Figure scripts:
** begin **

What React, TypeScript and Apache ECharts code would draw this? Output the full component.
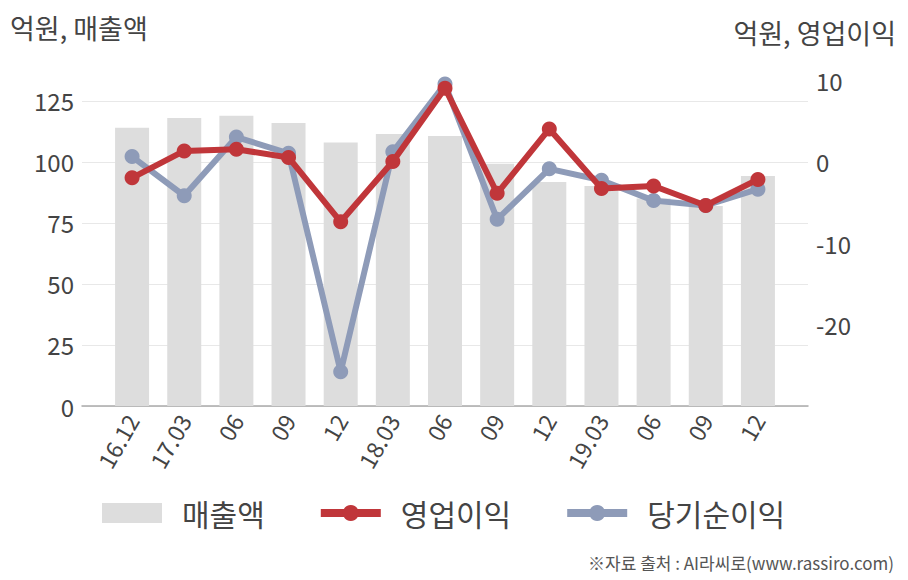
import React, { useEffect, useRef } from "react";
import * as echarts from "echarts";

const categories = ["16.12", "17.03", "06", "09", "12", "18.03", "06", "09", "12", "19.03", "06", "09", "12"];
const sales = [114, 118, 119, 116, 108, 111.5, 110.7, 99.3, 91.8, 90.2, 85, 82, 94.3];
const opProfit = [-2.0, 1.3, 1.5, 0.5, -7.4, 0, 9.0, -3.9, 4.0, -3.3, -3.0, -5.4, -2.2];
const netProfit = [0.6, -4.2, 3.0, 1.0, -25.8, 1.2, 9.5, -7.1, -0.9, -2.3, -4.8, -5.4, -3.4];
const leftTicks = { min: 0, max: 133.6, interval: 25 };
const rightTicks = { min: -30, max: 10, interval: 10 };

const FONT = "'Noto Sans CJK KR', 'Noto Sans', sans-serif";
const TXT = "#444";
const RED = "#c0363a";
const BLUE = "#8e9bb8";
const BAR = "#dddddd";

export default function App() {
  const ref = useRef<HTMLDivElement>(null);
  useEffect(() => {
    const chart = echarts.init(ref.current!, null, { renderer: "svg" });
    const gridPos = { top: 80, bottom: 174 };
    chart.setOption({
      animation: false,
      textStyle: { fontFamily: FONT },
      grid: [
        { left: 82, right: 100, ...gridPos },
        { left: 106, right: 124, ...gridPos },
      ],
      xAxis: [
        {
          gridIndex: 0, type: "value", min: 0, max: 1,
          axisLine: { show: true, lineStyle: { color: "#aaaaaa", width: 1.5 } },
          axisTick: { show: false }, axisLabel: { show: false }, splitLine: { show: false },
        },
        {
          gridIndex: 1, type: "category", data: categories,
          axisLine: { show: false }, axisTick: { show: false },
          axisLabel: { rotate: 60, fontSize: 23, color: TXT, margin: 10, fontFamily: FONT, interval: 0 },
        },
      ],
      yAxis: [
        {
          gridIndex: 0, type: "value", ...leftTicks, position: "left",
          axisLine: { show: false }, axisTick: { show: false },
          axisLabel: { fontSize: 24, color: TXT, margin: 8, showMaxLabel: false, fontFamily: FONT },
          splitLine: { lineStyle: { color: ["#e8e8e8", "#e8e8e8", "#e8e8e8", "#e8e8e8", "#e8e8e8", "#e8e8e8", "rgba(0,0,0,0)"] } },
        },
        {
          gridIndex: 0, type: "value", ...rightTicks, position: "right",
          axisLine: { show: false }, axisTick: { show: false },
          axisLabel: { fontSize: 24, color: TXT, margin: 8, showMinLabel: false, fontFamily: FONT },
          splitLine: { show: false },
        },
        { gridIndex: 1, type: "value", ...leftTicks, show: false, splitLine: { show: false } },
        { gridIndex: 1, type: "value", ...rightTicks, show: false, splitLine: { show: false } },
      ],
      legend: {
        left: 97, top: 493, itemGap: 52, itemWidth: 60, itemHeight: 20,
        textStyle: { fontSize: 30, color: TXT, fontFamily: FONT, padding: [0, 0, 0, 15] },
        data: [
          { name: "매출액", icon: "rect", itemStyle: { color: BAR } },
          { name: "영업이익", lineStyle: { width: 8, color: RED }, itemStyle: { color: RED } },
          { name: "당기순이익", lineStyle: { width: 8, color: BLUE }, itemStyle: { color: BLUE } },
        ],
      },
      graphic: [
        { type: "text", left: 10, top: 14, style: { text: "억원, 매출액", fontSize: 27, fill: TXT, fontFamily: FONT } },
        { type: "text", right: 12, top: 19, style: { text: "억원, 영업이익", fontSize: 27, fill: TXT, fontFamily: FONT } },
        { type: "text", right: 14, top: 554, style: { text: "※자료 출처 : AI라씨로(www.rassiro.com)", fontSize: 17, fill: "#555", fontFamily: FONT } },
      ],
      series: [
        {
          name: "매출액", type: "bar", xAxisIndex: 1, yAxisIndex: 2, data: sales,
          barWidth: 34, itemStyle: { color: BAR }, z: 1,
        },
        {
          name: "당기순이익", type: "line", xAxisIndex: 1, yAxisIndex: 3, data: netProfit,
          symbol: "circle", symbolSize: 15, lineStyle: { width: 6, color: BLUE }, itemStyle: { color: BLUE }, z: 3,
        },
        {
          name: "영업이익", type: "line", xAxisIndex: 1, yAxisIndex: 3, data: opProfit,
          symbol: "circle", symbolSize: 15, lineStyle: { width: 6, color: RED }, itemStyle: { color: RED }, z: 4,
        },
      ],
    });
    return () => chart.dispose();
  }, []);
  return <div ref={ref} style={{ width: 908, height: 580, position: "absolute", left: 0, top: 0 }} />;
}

** end **
** begin **

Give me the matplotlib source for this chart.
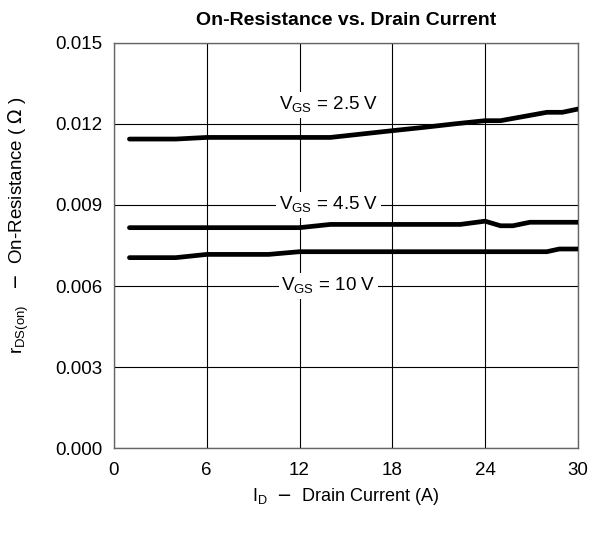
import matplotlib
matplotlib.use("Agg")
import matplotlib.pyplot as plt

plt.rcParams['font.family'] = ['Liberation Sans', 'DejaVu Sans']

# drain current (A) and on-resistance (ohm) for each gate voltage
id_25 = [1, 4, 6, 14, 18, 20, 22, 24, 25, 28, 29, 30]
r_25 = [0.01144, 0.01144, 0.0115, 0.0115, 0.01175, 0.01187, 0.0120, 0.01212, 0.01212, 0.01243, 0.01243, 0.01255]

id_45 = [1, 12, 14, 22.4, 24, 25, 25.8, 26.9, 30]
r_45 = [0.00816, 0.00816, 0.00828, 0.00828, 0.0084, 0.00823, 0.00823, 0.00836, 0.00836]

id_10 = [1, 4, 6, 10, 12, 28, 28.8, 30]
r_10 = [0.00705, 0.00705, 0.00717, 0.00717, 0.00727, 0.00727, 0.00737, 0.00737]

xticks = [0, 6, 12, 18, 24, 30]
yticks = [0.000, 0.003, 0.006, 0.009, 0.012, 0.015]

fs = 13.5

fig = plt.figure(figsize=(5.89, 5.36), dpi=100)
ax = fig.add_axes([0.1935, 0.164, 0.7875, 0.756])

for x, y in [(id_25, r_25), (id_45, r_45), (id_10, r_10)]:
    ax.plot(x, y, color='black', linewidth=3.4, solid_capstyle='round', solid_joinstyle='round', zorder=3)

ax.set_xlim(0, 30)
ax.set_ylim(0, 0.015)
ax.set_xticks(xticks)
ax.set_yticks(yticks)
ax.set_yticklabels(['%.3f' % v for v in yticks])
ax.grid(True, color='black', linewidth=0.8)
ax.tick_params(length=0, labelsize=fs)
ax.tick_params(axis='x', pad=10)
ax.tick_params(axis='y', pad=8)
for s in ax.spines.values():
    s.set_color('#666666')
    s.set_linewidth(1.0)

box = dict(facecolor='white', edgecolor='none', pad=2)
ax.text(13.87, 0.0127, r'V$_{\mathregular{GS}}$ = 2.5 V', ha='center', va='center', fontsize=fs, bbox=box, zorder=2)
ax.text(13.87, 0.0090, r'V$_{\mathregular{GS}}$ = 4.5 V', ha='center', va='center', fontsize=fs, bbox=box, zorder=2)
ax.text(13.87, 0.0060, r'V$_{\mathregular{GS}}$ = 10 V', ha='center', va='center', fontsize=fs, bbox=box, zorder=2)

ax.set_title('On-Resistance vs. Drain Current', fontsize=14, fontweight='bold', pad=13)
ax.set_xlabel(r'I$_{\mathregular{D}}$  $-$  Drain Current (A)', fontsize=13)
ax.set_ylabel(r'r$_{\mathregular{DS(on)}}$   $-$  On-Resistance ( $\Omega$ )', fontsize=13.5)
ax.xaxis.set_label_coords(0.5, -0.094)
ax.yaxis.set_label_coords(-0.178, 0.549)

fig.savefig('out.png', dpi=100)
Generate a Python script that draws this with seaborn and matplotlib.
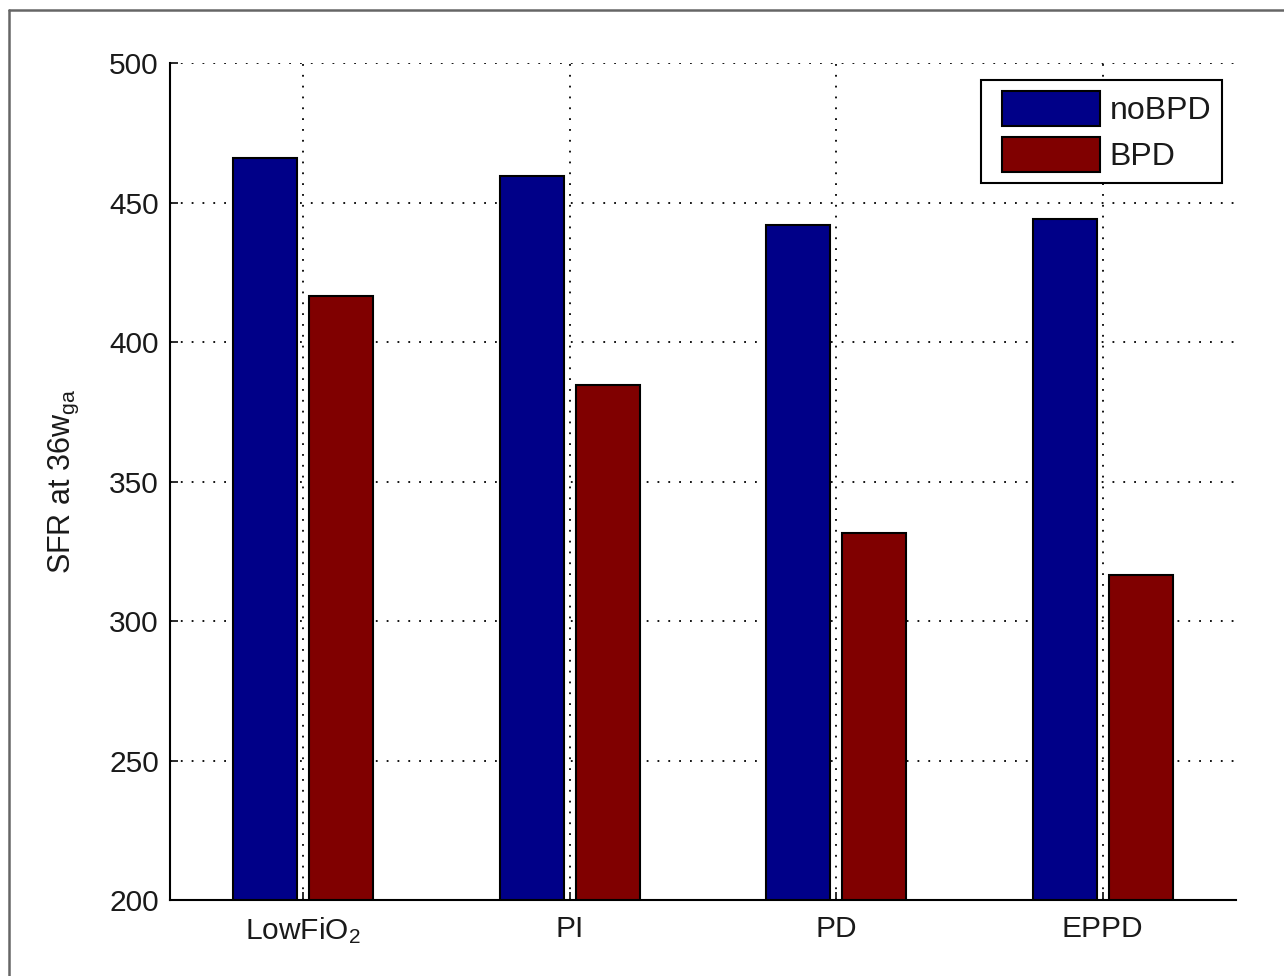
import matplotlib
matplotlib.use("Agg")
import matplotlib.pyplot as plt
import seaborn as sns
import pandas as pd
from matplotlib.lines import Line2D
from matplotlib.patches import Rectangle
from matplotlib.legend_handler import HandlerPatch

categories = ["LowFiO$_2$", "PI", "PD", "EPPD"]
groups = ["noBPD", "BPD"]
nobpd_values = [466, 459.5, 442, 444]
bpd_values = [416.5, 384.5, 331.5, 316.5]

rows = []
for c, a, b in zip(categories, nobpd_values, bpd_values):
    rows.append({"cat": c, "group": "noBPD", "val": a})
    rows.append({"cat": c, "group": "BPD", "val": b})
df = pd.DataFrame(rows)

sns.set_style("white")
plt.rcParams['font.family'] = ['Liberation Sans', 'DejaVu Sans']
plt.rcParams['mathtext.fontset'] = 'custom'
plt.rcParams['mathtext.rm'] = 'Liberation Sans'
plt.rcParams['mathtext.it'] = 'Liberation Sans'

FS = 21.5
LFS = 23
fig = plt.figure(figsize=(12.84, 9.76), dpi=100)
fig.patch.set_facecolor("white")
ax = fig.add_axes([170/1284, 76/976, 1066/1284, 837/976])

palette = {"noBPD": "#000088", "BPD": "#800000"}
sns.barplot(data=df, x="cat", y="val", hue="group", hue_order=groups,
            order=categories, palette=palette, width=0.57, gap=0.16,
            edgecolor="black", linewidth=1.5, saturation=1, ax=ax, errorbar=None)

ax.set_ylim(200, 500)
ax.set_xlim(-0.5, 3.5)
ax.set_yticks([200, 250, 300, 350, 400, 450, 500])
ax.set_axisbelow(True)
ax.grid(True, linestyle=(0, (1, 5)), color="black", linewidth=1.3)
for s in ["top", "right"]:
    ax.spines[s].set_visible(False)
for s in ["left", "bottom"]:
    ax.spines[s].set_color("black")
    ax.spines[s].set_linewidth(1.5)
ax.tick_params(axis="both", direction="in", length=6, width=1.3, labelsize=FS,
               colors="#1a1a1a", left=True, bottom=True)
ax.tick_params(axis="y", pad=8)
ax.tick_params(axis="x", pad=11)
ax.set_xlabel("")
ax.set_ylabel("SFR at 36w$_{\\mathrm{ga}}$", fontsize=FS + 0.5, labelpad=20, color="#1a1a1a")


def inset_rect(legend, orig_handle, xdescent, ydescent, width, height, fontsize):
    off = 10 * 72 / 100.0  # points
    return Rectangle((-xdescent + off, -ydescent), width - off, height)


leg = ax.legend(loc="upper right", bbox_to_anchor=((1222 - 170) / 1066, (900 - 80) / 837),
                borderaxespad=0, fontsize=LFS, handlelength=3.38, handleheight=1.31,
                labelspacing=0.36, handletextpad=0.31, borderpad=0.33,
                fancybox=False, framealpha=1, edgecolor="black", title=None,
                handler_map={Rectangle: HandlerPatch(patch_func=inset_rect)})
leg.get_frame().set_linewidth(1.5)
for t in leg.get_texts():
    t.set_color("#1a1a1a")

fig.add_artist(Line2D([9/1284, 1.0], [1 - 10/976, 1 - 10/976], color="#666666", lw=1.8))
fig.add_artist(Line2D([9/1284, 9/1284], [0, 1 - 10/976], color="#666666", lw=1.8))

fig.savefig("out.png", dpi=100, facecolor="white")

** end **

What you need to do: Omit all pictures, then copy the lines between the ones holding "What React, TypeScript" and "import * as", inclusive.

Solution to this exercise:
What React, TypeScript and Apache ECharts code would draw this? Output the full component.
import React, { useEffect, useRef } from "react";
import * as echarts from "echarts";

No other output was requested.